Experiences like this don’t even come with a deep, abiding sense of satisfaction that while what you are doing is difficult, it will all be worth it in the end. If they did, they wouldn’t have the power to shape you into something better than the you who first engaged with that experience.
Making a choice that has a highly probable chance of reward isn’t doing “the right thing”; it’s doing the logical thing:
- If I don’t succumb to this addiction, I will live a healthier life and enjoy better relationships.
- If I don’t say what I’m really thinking right now, I won’t have to try to take it back later.
- If I tell the truth about this, I might lose this friendship, but I won’t lose my sense of integrity.
1+1=2. Duh. Of course doing those things make you happy.
But some of our most important choices cannot be made with expectation of–even eventual–personal reward. Sometimes doing the right thing will benefit other people–even strangers or future generations you may never meet.

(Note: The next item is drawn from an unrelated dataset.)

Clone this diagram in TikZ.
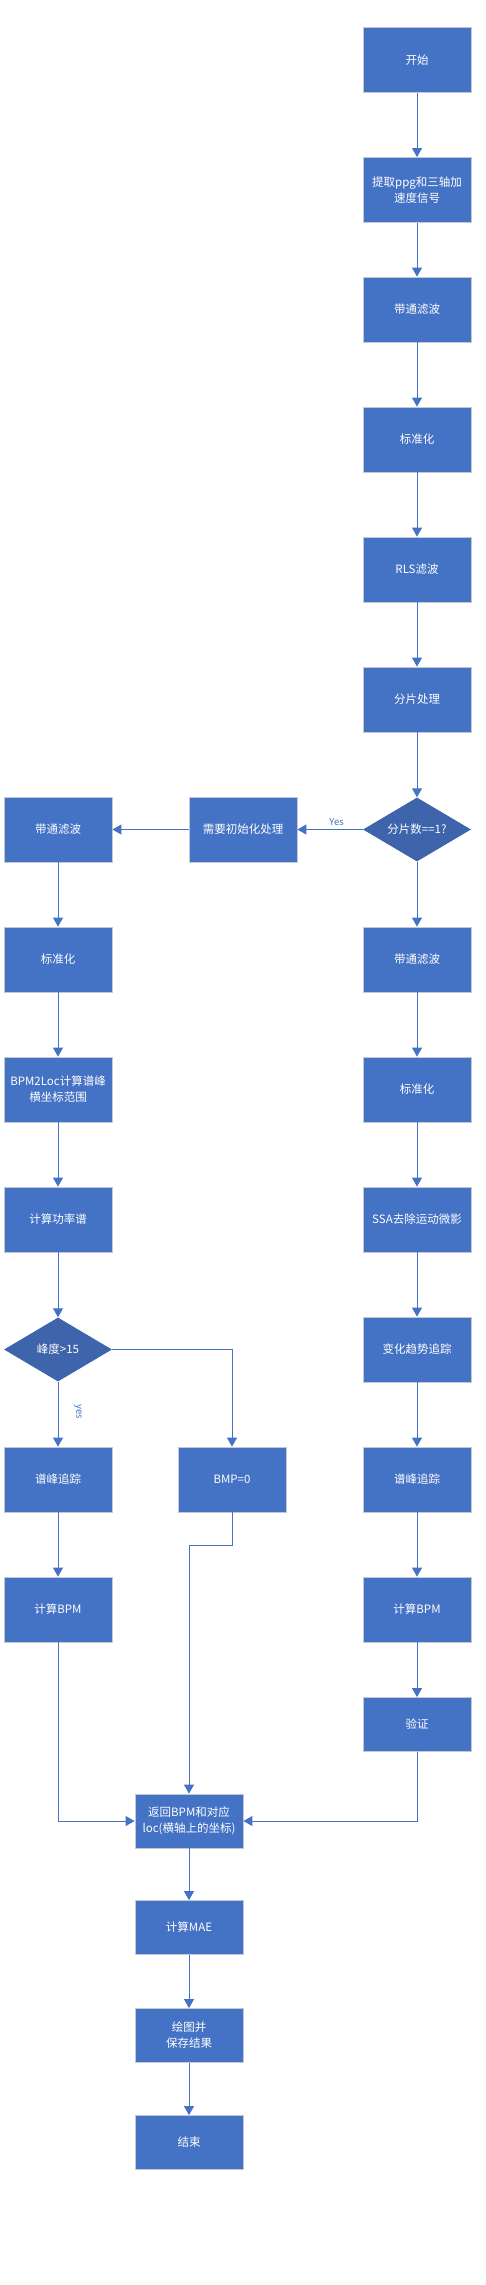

And what if doing those right things is going to result in diminished prospects or vastly increased pain or uncertainty or loneliness for yourself? What if it opens you up to sustained or unending recurrences of that pain? What then? Is it no longer “the right thing”? (And in this case, what is that “right” thing? Give up her scholarship for next year and disappear so that he can’t find her? Go against all her instincts that rebel at the thought of killing her child, to save it from what she sees as a worse fate, later?)
The reality is, most of the time, the experiences that shape us most profoundly don’t have a foreseeable end. They are of the “thorn in the flesh” variety that Paul spoke of–those difficulties that afflict us relentlessly and come back again and again, just when we think we’ve seen the last of them. Those are the things that refine our characters–and they don’t make us happy.
Yes, eventually, that refining process can result in greater emotional or spiritual or psychological stability, which can translate into greater capacity for happiness–but let’s face it: capacity doesn’t equate with content, most of the time.
Is it not dangerous to promise younger generations that doing the right thing will make them happy? Is it setting them up for disillusionment and failure? Would it be more accurate to promise that doing the right thing will make them better humans?
I mean… I guess that’s a happy thought, all by itself, so maybe I’m talking in circles.